In a letter to the ECI, the Congress has also highlighted an “inexplicable increase” in voter turnout between 5 pm and the final voter percentage announced by the ECI at 11.30 pm on the day of polling. The Congress also pointed out that, of the 50 assembly seats where there was an average increase of 50,000 voters, the ruling Mahayuti secured victory in 47.

In December, the ECI clarified that the increase in voter turnout from 5 pm to 11.45 pm was “normal”, with Maharashtra’s chief electoral officer, S. Chockalingam explaining that the 7 per cent increase in voter turnout in the last hour of polling for the assembly election was not a surge, as claimed by the Opposition, but an “average” process.

However, the ECI has repeatedly declined to take action on many RTIs that Nayak filed last year. He explained that public disclosure of not only the data about the tokens distributed, but also the two-hourly voter turnout figures recorded by presiding officers and sector officers, is crucial to determine whether the ECI’s final voter turnout figures are accurate.

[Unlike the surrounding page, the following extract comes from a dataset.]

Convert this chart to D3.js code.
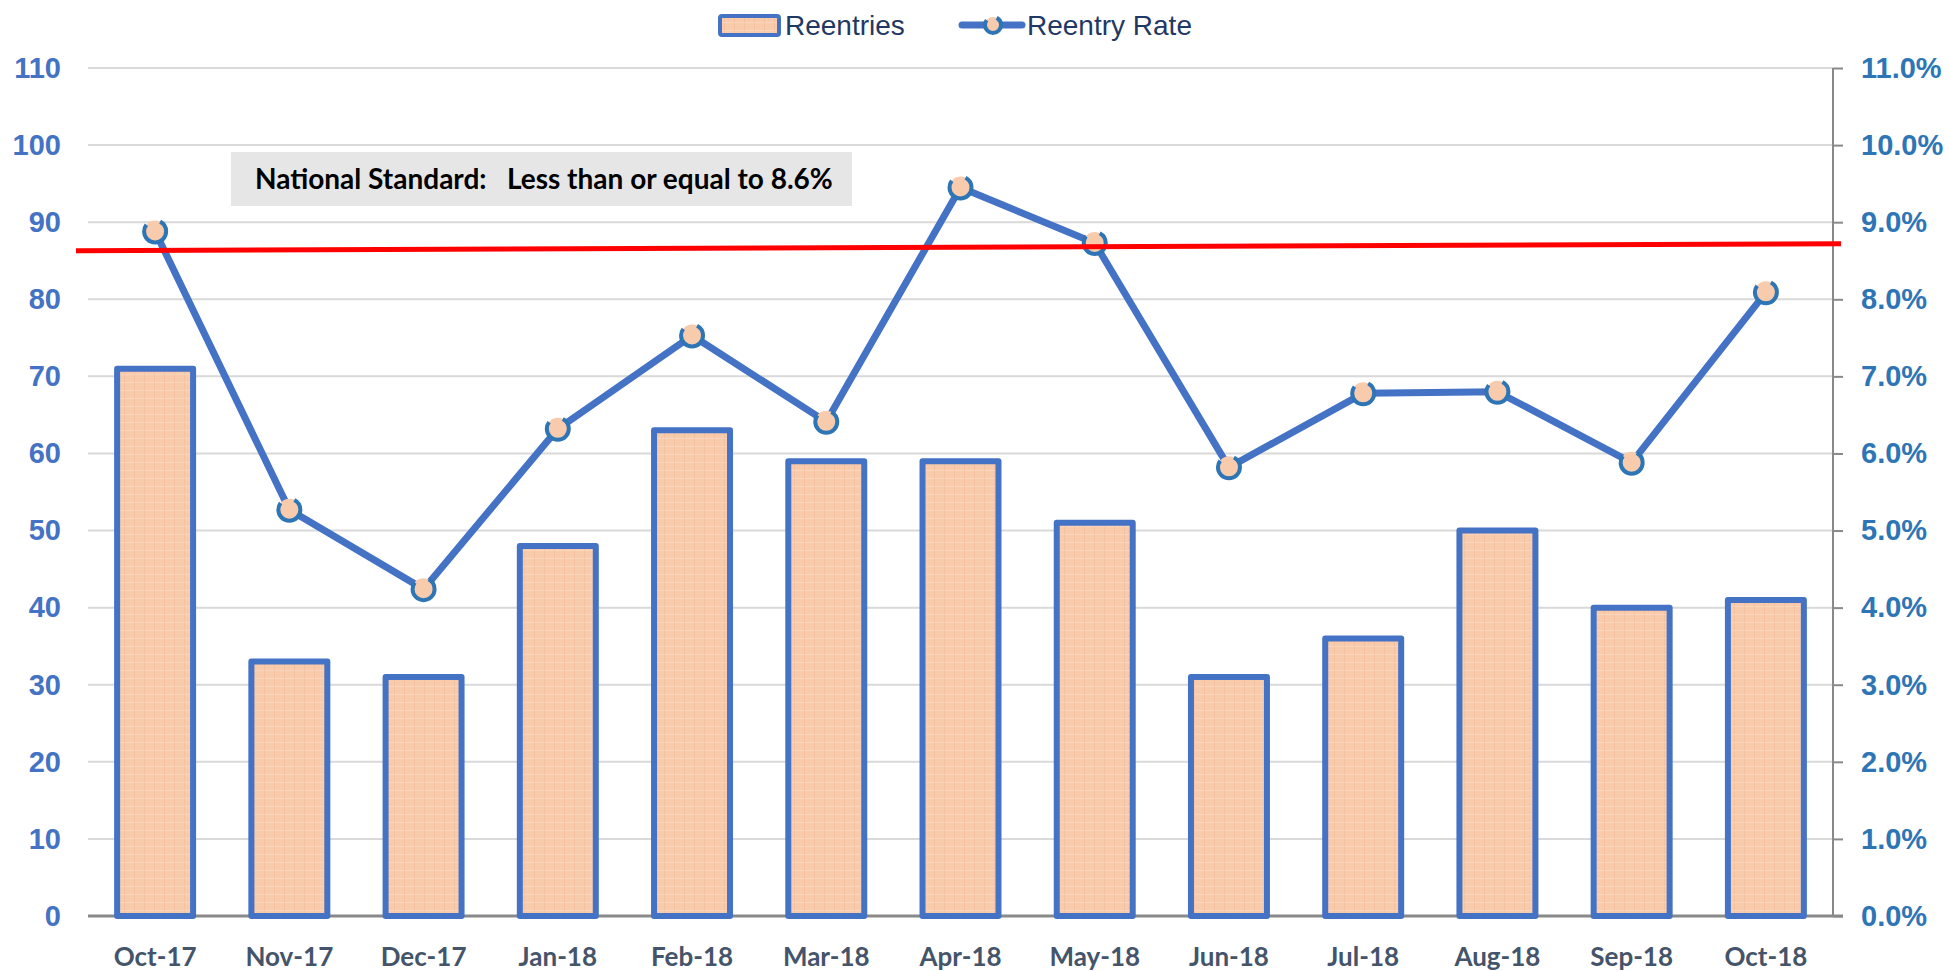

“Merely disclosing Form 17C data will not help clarify voter turnout trends that occurred on polling day. Transparency advocates must press for the disclosure of the granular data. The ECI can do itself a favour by disclosing the two-hourly voter turnout data and the number of tokens distributed before the close of polling. This will help clear all doubt about the final voter turnout figures,” said Nayak.

Related:

Is India’s unique experiment on people’s democracy with the right to universal franchise being lampooned by a compliant Election Commission?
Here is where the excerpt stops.